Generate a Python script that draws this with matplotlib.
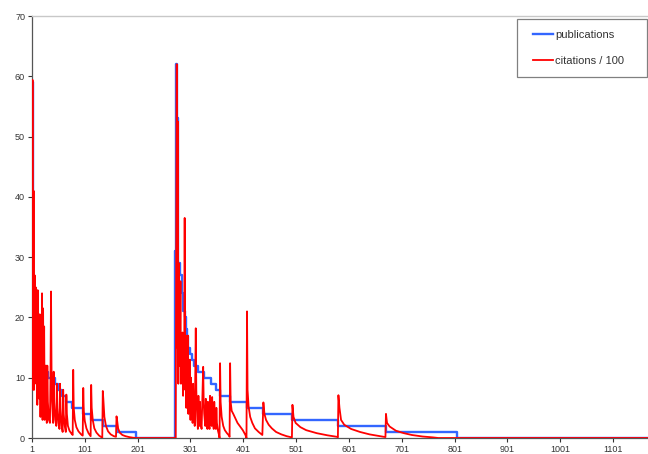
#!/bin/python3
# -*- coding: utf-8 -*-
"""
Publications and citations per position, reproduced as a static chart.
"""

#################################################
#     Libraries
#################################################
import matplotlib
matplotlib.use( "Agg" )
import matplotlib.pyplot as plt
from matplotlib.patches import Rectangle

#################################################
#     Data
#################################################
x_last = 1167

# publications: step starts and the value held from that point on
pub_x = [ 1, 2, 3, 5, 7, 10, 14, 18, 21, 25, 32, 44, 50, 58, 65, 77, 98, 113, 135, 161, 197,
          272, 274, 276, 278, 281, 284, 287, 290, 292, 294, 297, 300, 304, 308, 315, 326, 340,
          350, 357, 376, 408, 439, 494, 581, 671, 806, x_last ]
pub_y = [ 59, 27, 24, 20, 17, 16, 14, 13, 12, 11, 10, 9, 8, 7, 6, 5, 4, 3, 2, 1, 0,
          31, 62, 53, 29, 27, 24, 21, 20, 18, 17, 15, 14, 13, 12, 11, 10, 9,
          8, 7, 6, 5, 4, 3, 2, 1, 0, 0 ]

# citations / 100, first group (positions 1 - 200)
cit1_x = [ 1, 2, 3, 4, 5, 6, 7, 8, 9, 10, 11, 12, 13, 14, 15, 16, 17, 18, 19, 20,
           21, 22, 23, 24, 25, 26, 27, 28, 29, 30, 31, 33, 35, 36, 37, 38, 39, 41, 42, 43,
           45, 47, 48, 49, 51, 53, 54, 55, 57, 59, 60, 61, 63, 65, 66, 67, 69, 72, 76, 78,
           79, 80, 82, 85, 89, 94, 97, 98, 99, 101, 104, 108, 112, 113, 114, 116, 119, 123, 128, 133,
           134, 135, 136, 138, 141, 145, 150, 156, 160, 161, 162, 164, 167, 172, 178, 185, 192, 198 ]
cit1_y = [ 14, 59.4, 8, 41, 8, 27, 13, 25, 9, 24.5, 5.5, 24.5, 17, 20.5, 6.5, 20.5, 3.5, 15, 6.5, 24,
           3, 21.5, 6.5, 18.5, 3, 12, 6, 12, 2.5, 12, 6, 3, 2.5, 10, 24.3, 11, 6, 2.5, 11, 6,
           3, 2, 9, 5, 2.5, 1.5, 9, 5, 2, 1, 8, 4, 2, 1, 7.2, 4, 2, 1.2, 0.7, 0.5,
           11.3, 5, 3, 1.8, 1.1, 0.6, 0.4, 8.3, 4.5, 2.8, 1.6, 0.8, 0.3, 8.8, 5, 3, 1.6, 0.9, 0.4, 0.1,
           0, 7.8, 6.5, 3.5, 2, 1.1, 0.6, 0.3, 0.2, 3.6, 3, 1.6, 0.9, 0.5, 0.3, 0.15, 0.05, 0 ]

# citations / 100, second group (positions 272 onwards)
cit2_x = [ 272, 273, 274, 275, 276, 277, 278, 279, 280, 281, 282, 283, 284, 285, 286, 287, 288, 289, 290, 291,
           292, 293, 294, 295, 296, 297, 298, 299, 300, 301, 302, 303, 304, 305, 306, 307, 308, 309, 310, 311,
           312, 313, 314, 315, 316, 317, 318, 319, 320, 322, 323, 325, 326, 327, 329, 330, 331, 333, 334, 335,
           337, 338, 339, 341, 342, 343, 345, 346, 347, 349, 350, 351, 353, 355, 356, 357, 358, 360, 363, 366,
           370, 374, 375, 376, 377, 379, 382, 390, 400, 405, 407, 408, 409, 411, 414, 418, 423, 430, 437, 439,
           441, 444, 449, 455, 463, 473, 483, 493, 494, 496, 500, 509, 520, 540, 560, 578, 580, 581, 583, 586,
           592, 605, 622, 640, 660, 670, 671, 673, 678, 690, 705, 720, 740, 760, 770, x_last ]
cit2_y = [ 0, 0, 31, 62, 15, 52.5, 9, 29, 12, 15, 26, 9, 17, 11, 17.5, 7, 17, 9, 36.5, 8,
           17, 5, 16, 9, 17, 4, 12, 6, 13, 3, 10, 5, 7, 2.5, 9, 4, 6, 2, 10, 18.2,
           8, 5, 3, 1.5, 7, 3.5, 2, 6, 2.5, 1.5, 5, 11.8, 6, 4, 2, 6.5, 3, 1.5, 6, 3,
           1.5, 7, 4, 2, 6.8, 3, 1.5, 6, 3, 1.5, 5, 2.5, 1.2, 0.5, 0, 12.4, 6, 3.5, 2, 1.3,
           0.8, 0.4, 0.2, 12.4, 6, 4.5, 4, 2.5, 1.3, 0.5, 0, 21, 8, 5.2, 3.5, 2.5, 1.6, 1, 0.5, 5.9,
           4, 3, 2.2, 1.6, 1, 0.6, 0.3, 0.1, 5.5, 3.5, 2.5, 1.8, 1.3, 0.8, 0.45, 0.2, 0.1, 7.1, 5, 3,
           2.2, 1.5, 1, 0.6, 0.3, 0.15, 4, 2.5, 1.9, 1.2, 0.8, 0.5, 0.25, 0.1, 0, 0 ]

# the gap between both groups is empty (zero citations)
cit_x = cit1_x + cit2_x
cit_y = cit1_y + cit2_y

x_ticks = [ 1, 101, 201, 301, 401, 501, 601, 701, 801, 901, 1001, 1101 ]
y_ticks = [ 0, 10, 20, 30, 40, 50, 60, 70 ]

#################################################
#     Figure
#################################################
plt.rcParams[ "font.family" ] = [ "Liberation Sans", "DejaVu Sans" ]

fig = plt.figure( figsize = ( 6.48, 4.54 ), dpi = 100 )
ax = fig.add_axes( [ 32 / 648, 16 / 454, 616 / 648, 422 / 454 ] )

ax.plot( pub_x, pub_y, drawstyle = "steps-post", color = "#3366ff", lw = 1.7, label = "publications", zorder = 2 )
ax.plot( cit_x, cit_y, color = "#ff0000", lw = 1.3, label = "citations / 100", zorder = 3 )

ax.set_xlim( 1, x_last )
ax.set_ylim( 0, 70 )
ax.set_xticks( x_ticks )
ax.set_xticklabels( [ str( t ) for t in x_ticks ] )
ax.set_yticks( y_ticks )

ax.tick_params( axis = "both", direction = "out", length = 3, width = 0.8, labelsize = 6.5,
                colors = "#333333", pad = 2 )

for side in [ "left", "bottom" ]:
    ax.spines[ side ].set_color( "#555555" )
    ax.spines[ side ].set_linewidth( 0.9 )
ax.spines[ "top" ].set_color( "#c8c8c8" )
ax.spines[ "top" ].set_linewidth( 1.0 )
ax.spines[ "right" ].set_visible( False )

# Legend box drawn by hand so the padding matches
box = Rectangle( ( 516.7 / 648, 1 - 76.7 / 454 ), 130 / 648, 57.4 / 454,
                 transform = fig.transFigure, facecolor = "white",
                 edgecolor = "#808080", lw = 0.9, zorder = 5, clip_on = False )
ax.add_patch( box )
leg = ax.legend( loc = "center left", bbox_to_anchor = ( 533 / 648, 1 - 47.9 / 454 ),
                 bbox_transform = fig.transFigure, frameon = False, fontsize = 8,
                 handlelength = 1.8, handletextpad = 0.2, labelspacing = 1.4,
                 borderpad = 0, borderaxespad = 0 )
leg.set_zorder( 6 )
for txt in leg.get_texts():
    txt.set_color( "#333333" )

fig.savefig( "out.png", dpi = 100 )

※

▶ [DESCRIPTION OF THE TASK]:
Make an exact copy of the data above, pictures excluded.

▶ [TASK SOLUTION]:
Generate a Python script that draws this with matplotlib.
#!/bin/python3
# -*- coding: utf-8 -*-
"""
Publications and citations per position, reproduced as a static chart.
"""

#################################################
#     Libraries
#################################################
import matplotlib
matplotlib.use( "Agg" )
import matplotlib.pyplot as plt
from matplotlib.patches import Rectangle

#################################################
#     Data
#################################################
x_last = 1167

# publications: step starts and the value held from that point on
pub_x = [ 1, 2, 3, 5, 7, 10, 14, 18, 21, 25, 32, 44, 50, 58, 65, 77, 98, 113, 135, 161, 197,
          272, 274, 276, 278, 281, 284, 287, 290, 292, 294, 297, 300, 304, 308, 315, 326, 340,
          350, 357, 376, 408, 439, 494, 581, 671, 806, x_last ]
pub_y = [ 59, 27, 24, 20, 17, 16, 14, 13, 12, 11, 10, 9, 8, 7, 6, 5, 4, 3, 2, 1, 0,
          31, 62, 53, 29, 27, 24, 21, 20, 18, 17, 15, 14, 13, 12, 11, 10, 9,
          8, 7, 6, 5, 4, 3, 2, 1, 0, 0 ]

# citations / 100, first group (positions 1 - 200)
cit1_x = [ 1, 2, 3, 4, 5, 6, 7, 8, 9, 10, 11, 12, 13, 14, 15, 16, 17, 18, 19, 20,
           21, 22, 23, 24, 25, 26, 27, 28, 29, 30, 31, 33, 35, 36, 37, 38, 39, 41, 42, 43,
           45, 47, 48, 49, 51, 53, 54, 55, 57, 59, 60, 61, 63, 65, 66, 67, 69, 72, 76, 78,
           79, 80, 82, 85, 89, 94, 97, 98, 99, 101, 104, 108, 112, 113, 114, 116, 119, 123, 128, 133,
           134, 135, 136, 138, 141, 145, 150, 156, 160, 161, 162, 164, 167, 172, 178, 185, 192, 198 ]
cit1_y = [ 14, 59.4, 8, 41, 8, 27, 13, 25, 9, 24.5, 5.5, 24.5, 17, 20.5, 6.5, 20.5, 3.5, 15, 6.5, 24,
           3, 21.5, 6.5, 18.5, 3, 12, 6, 12, 2.5, 12, 6, 3, 2.5, 10, 24.3, 11, 6, 2.5, 11, 6,
           3, 2, 9, 5, 2.5, 1.5, 9, 5, 2, 1, 8, 4, 2, 1, 7.2, 4, 2, 1.2, 0.7, 0.5,
           11.3, 5, 3, 1.8, 1.1, 0.6, 0.4, 8.3, 4.5, 2.8, 1.6, 0.8, 0.3, 8.8, 5, 3, 1.6, 0.9, 0.4, 0.1,
           0, 7.8, 6.5, 3.5, 2, 1.1, 0.6, 0.3, 0.2, 3.6, 3, 1.6, 0.9, 0.5, 0.3, 0.15, 0.05, 0 ]

# citations / 100, second group (positions 272 onwards)
cit2_x = [ 272, 273, 274, 275, 276, 277, 278, 279, 280, 281, 282, 283, 284, 285, 286, 287, 288, 289, 290, 291,
           292, 293, 294, 295, 296, 297, 298, 299, 300, 301, 302, 303, 304, 305, 306, 307, 308, 309, 310, 311,
           312, 313, 314, 315, 316, 317, 318, 319, 320, 322, 323, 325, 326, 327, 329, 330, 331, 333, 334, 335,
           337, 338, 339, 341, 342, 343, 345, 346, 347, 349, 350, 351, 353, 355, 356, 357, 358, 360, 363, 366,
           370, 374, 375, 376, 377, 379, 382, 390, 400, 405, 407, 408, 409, 411, 414, 418, 423, 430, 437, 439,
           441, 444, 449, 455, 463, 473, 483, 493, 494, 496, 500, 509, 520, 540, 560, 578, 580, 581, 583, 586,
           592, 605, 622, 640, 660, 670, 671, 673, 678, 690, 705, 720, 740, 760, 770, x_last ]
cit2_y = [ 0, 0, 31, 62, 15, 52.5, 9, 29, 12, 15, 26, 9, 17, 11, 17.5, 7, 17, 9, 36.5, 8,
           17, 5, 16, 9, 17, 4, 12, 6, 13, 3, 10, 5, 7, 2.5, 9, 4, 6, 2, 10, 18.2,
           8, 5, 3, 1.5, 7, 3.5, 2, 6, 2.5, 1.5, 5, 11.8, 6, 4, 2, 6.5, 3, 1.5, 6, 3,
           1.5, 7, 4, 2, 6.8, 3, 1.5, 6, 3, 1.5, 5, 2.5, 1.2, 0.5, 0, 12.4, 6, 3.5, 2, 1.3,
           0.8, 0.4, 0.2, 12.4, 6, 4.5, 4, 2.5, 1.3, 0.5, 0, 21, 8, 5.2, 3.5, 2.5, 1.6, 1, 0.5, 5.9,
           4, 3, 2.2, 1.6, 1, 0.6, 0.3, 0.1, 5.5, 3.5, 2.5, 1.8, 1.3, 0.8, 0.45, 0.2, 0.1, 7.1, 5, 3,
           2.2, 1.5, 1, 0.6, 0.3, 0.15, 4, 2.5, 1.9, 1.2, 0.8, 0.5, 0.25, 0.1, 0, 0 ]

# the gap between both groups is empty (zero citations)
cit_x = cit1_x + cit2_x
cit_y = cit1_y + cit2_y

x_ticks = [ 1, 101, 201, 301, 401, 501, 601, 701, 801, 901, 1001, 1101 ]
y_ticks = [ 0, 10, 20, 30, 40, 50, 60, 70 ]

#################################################
#     Figure
#################################################
plt.rcParams[ "font.family" ] = [ "Liberation Sans", "DejaVu Sans" ]

fig = plt.figure( figsize = ( 6.48, 4.54 ), dpi = 100 )
ax = fig.add_axes( [ 32 / 648, 16 / 454, 616 / 648, 422 / 454 ] )

ax.plot( pub_x, pub_y, drawstyle = "steps-post", color = "#3366ff", lw = 1.7, label = "publications", zorder = 2 )
ax.plot( cit_x, cit_y, color = "#ff0000", lw = 1.3, label = "citations / 100", zorder = 3 )

ax.set_xlim( 1, x_last )
ax.set_ylim( 0, 70 )
ax.set_xticks( x_ticks )
ax.set_xticklabels( [ str( t ) for t in x_ticks ] )
ax.set_yticks( y_ticks )

ax.tick_params( axis = "both", direction = "out", length = 3, width = 0.8, labelsize = 6.5,
                colors = "#333333", pad = 2 )

for side in [ "left", "bottom" ]:
    ax.spines[ side ].set_color( "#555555" )
    ax.spines[ side ].set_linewidth( 0.9 )
ax.spines[ "top" ].set_color( "#c8c8c8" )
ax.spines[ "top" ].set_linewidth( 1.0 )
ax.spines[ "right" ].set_visible( False )

# Legend box drawn by hand so the padding matches
box = Rectangle( ( 516.7 / 648, 1 - 76.7 / 454 ), 130 / 648, 57.4 / 454,
                 transform = fig.transFigure, facecolor = "white",
                 edgecolor = "#808080", lw = 0.9, zorder = 5, clip_on = False )
ax.add_patch( box )
leg = ax.legend( loc = "center left", bbox_to_anchor = ( 533 / 648, 1 - 47.9 / 454 ),
                 bbox_transform = fig.transFigure, frameon = False, fontsize = 8,
                 handlelength = 1.8, handletextpad = 0.2, labelspacing = 1.4,
                 borderpad = 0, borderaxespad = 0 )
leg.set_zorder( 6 )
for txt in leg.get_texts():
    txt.set_color( "#333333" )

fig.savefig( "out.png", dpi = 100 )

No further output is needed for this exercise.